Key point 8-10.1 . The civil courts have consistently ruled that the First Amendment prevents the civil courts from applying employment laws to the relationship between a church and a minister.
A federal court in South Carolina ruled that the “ministerial exception” prevented a dismissed teacher at a religious school from suing the school for discrimination. A Christian school offers undergraduate, graduate, and seminary programs. The school considers itself a “religious ministry.” As a result, all of its programs, including its undergraduate and graduate programs, “emphasize spiritual development, biblical training, and ministry skills.” The school’s academic catalog describes the university as follows:
We are a dynamic university that trains Christians for global missions, full-time vocational Christian ministry in a variety of strategic professions, and marketplace ministry. . . . We were founded for the purpose of preparing students “to know Him and to make Him known,” as our motto states. That purpose remains the same today. All programs emphasize spiritual development, biblical training, and ministry skills development. . . . We are a multi-denominational Christian institution of higher education dedicated to preparing world Christians to serve God with excellence. Its educational units offer degree programs ranging from associate level to doctoral level. All postsecondary programs emphasize spiritual formation, mastery of biblical content and interpretation skills, cultivation of a biblical worldview, ministry skills development, and vocational competency.

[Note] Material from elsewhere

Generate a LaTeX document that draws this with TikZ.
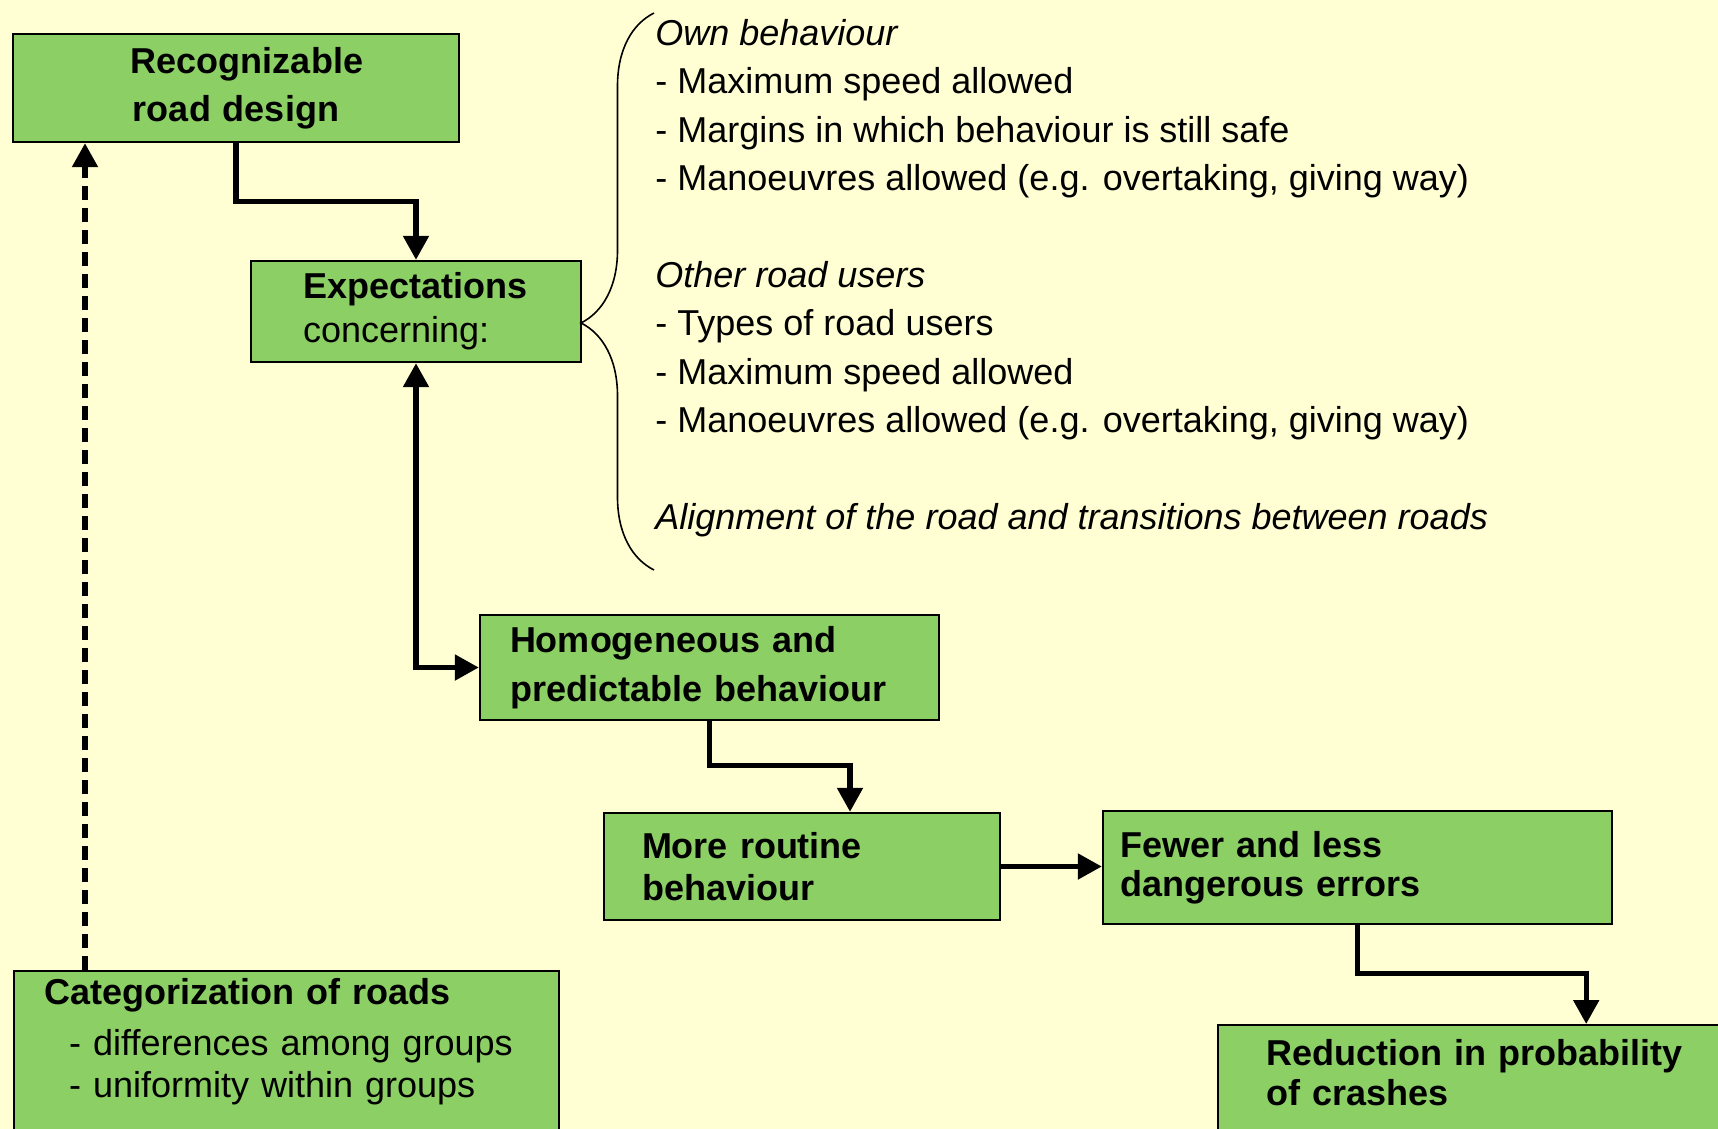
\documentclass[tikz,border=0pt]{standalone}
\usepackage{fontspec}
\setmainfont{Liberation Sans}
\usetikzlibrary{arrows.meta, decorations.pathreplacing}
\definecolor{bgyellow}{RGB}{255,255,211}
\definecolor{boxgreen}{RGB}{140,207,101}
\newcommand{\fsz}[1]{\fontsize{18pt}{#1}\selectfont}
\tikzset{
  flowtip/.tip={Triangle[length=12pt,width=12.5pt]},
  flowbox/.style={draw=black, line width=1.2pt, fill=boxgreen, align=left, inner ysep=0pt},
  flowarrow/.style={line width=2.6pt, -flowtip},
  dasharrow/.style={line width=2.6pt, dash pattern=on 7pt off 4pt, -flowtip}
}
\begin{document}
\begin{tikzpicture}[x=0.5pt, y=-0.5pt]
\fill[bgyellow] (0,0) rectangle (1718,1129);
\useasboundingbox (0,0) rectangle (1718,1129);
% boxes of the chain
\node[flowbox, align=center, text width=223pt, inner xsep=0pt, minimum height=54pt,
  font=\fsz{24pt}\bfseries] (design) at (236,88) {\hspace*{11pt}Recognizable\\road design\hspace*{6pt}};
\node[flowbox, text width=113pt, inner xsep=26pt, minimum height=50.5pt,
  font=\fsz{22pt}] (expect) at (416,311.5) {\textbf{Expectations}\\concerning:};
\node[flowbox, text width=199.5pt, inner xsep=15pt, minimum height=52.5pt,
  font=\fsz{24.5pt}\bfseries] (homog) at (709.5,667.5) {Homogeneous and\\predictable behaviour};
\node[flowbox, text width=160pt, inner xsep=19pt, minimum height=53.5pt,
  font=\fsz{21pt}\bfseries] (routine) at (802,866.5) {More routine\\behaviour};
\node[flowbox, text width=237.5pt, inner xsep=8.5pt, minimum height=56.5pt,
  font=\fsz{19.5pt}\bfseries] (errors) at (1357.5,867.5) {Fewer and less\\dangerous errors};
\node[flowbox, anchor=north west, text width=238.5pt, inner xsep=24pt, inner ysep=7.25pt,
  text depth=60pt, font=\fsz{20pt}\bfseries] (crashes) at (1217,1024) {Reduction in probability\\of crashes};
\node[flowbox, anchor=north west, text width=242.5pt, inner xsep=15pt, inner ysep=3.5pt,
  text depth=60pt, font=\fsz{21pt}\bfseries] (categ) at (13,970)
  {Categorization of roads\\[4.5pt]\mdseries\hspace*{12.5pt}- differences among groups\\\hspace*{12.5pt}- uniformity within groups};
% what the expectations concern
\node[anchor=west, align=left, inner xsep=0pt, font=\fsz{24.2pt}] (concern) at (655,278)
  {\textit{Own behaviour}\\- Maximum speed allowed\\- Margins in which behaviour is still safe\\- Manoeuvres allowed (e.g. overtaking, giving way)\\[24.2pt]
   \textit{Other road users}\\- Types of road users\\- Maximum speed allowed\\- Manoeuvres allowed (e.g. overtaking, giving way)\\[24.2pt]
   \textit{Alignment of the road and transitions between roads}};
% brace
\coordinate (bracebot) at (654,570);
\coordinate (bracetop) at (654,13);
\draw[line width=0.8pt, decorate, decoration={brace, amplitude=36.5pt, aspect=0.4435}] (bracebot) -- (bracetop);
% arrows
\draw[flowarrow] (design.south) -- ++(0,58) -| (expect.north);
\draw[flowarrow, flowtip-flowtip] (expect.south) |- (homog.west);
\draw[flowarrow] (homog.south) -- ++(0,44) -| ([xshift=24pt]routine.north);
\draw[flowarrow] (routine.east) -- (routine.east -| errors.west);
\draw[flowarrow] (errors.south) -- ++(0,48) -| ([xshift=40.75pt]crashes.north);
\coordinate (dashx) at (85,0);
\draw[dasharrow] (categ.north -| dashx) -- (design.south -| dashx);
\end{tikzpicture}
\end{document}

The school requires its faculty members to express and model its Christian beliefs as a part of their regular teaching responsibilities. This includes setting “an example of unqualified [yieldedness] to the Lord Jesus Christ,” a “truth” that “must be consistently, positively taught” in formal and informal settings, including the chapel program, special conference periods, classes, personal relationships, and when counseling students. All employees are required to adhere to the school’s mission, doctrinal statement, core values, and lifestyle policies, and employees can be disciplined for their failure to adhere to them.
A woman (the “plaintiff”) was employed as a full-time faculty member from July 1, 2008, to June 30, 2014, in the school’s “English as a foreign language” program. During her tenure, the plaintiff participated in prayer at faculty meetings, attended chapel, commented on the content of chapel messages to faculty and students, led students in prayer and reading of Scripture, integrated Christian perspectives and biblical materials into her courses, modeled Christ-like living and ministry to the students, and prepared students for ministry roles.
In 2014, the plaintiff was informed that, due to budget cuts, her position was being eliminated. A year later she sued the school, alleging unlawful discrimination.
A federal district court ruled that the plaintiff’s discrimination claims were barred by the ministerial exception since (1) the school was a religious employer, and (2) the plaintiff’s position was ministerial in nature. The court noted that the United States Supreme Court had recently affirmed the ministerial exception. Hosanna-Tabor Evangelical Lutheran Church & School v. E.E.O.C., 565 U.S. 171 (2012). The Supreme Court observed:
The members of a religious group put their faith in the hands of their ministers. Requiring a church to accept or retain an unwanted minister, or punishing a church for failing to do so, intrudes upon more than a mere employment decision. Such action interferes with the internal governance of the church, depriving the church of control over the selection of those who will personify its beliefs. By imposing an unwanted minister, the state infringes the Free Exercise Clause, which protects a religious group’s right to shape its own faith and mission through its appointments. According the state the power to determine which individuals will minister to the faithful also violates the Establishment Clause, which prohibits government involvement in such ecclesiastical decisions.
The court concluded that the plaintiff was a minister and so her claims were barred by the ministerial exception since:
- the school represented to the public that the plaintiff’s duties were religious in nature,
- the plaintiff’s training and education in the ministry,
- the plaintiff’s duty of conveying the school’s message and carrying out its mission,
- the spiritual leadership functions of the plaintiff’s position, and
- the plaintiff’s primary duties consisted of teaching and spreading the faith, and her position was clearly viewed as important to the spiritual and pastoral mission of the school.
What this means for churches
This case is significant for three reasons.
First, it demonstrates that the ministerial exception is not limited to churches. It applies to any religious employer “whose mission is marked by clear or obvious religious characteristics.”
Second, the court noted that the ministerial exception is an affirmative defense that must be asserted in a religious employer’s formal answer to a lawsuit or it will be lost. Obviously, this is an important point to bear in mind. Church leaders should review the answer prepared by their attorney in an employment discrimination case to be certain that the ministerial exception is raised as an affirmative defense. Trial attorneys with little, if any, experience in representing religious employers may not be familiar with the ministerial exception, or with its status as an affirmative defense that must be pleaded or lost.
Third, the court rejected the plaintiff’s argument that she was not a “minister” for purposes of the ministerial exception because the school’s “Educational Philosophy & Responsibilities Guide” provides that women are not assigned to teach required courses in Bible or theology because of the interpretation of Christian scripture of some students and faculty members. The court simply observed that “application of the ministerial exception is not limited to employees who teach courses in scripture and theology.” 2018 U.S. Dist. LEXIS 169275 (D.S.C. 2018).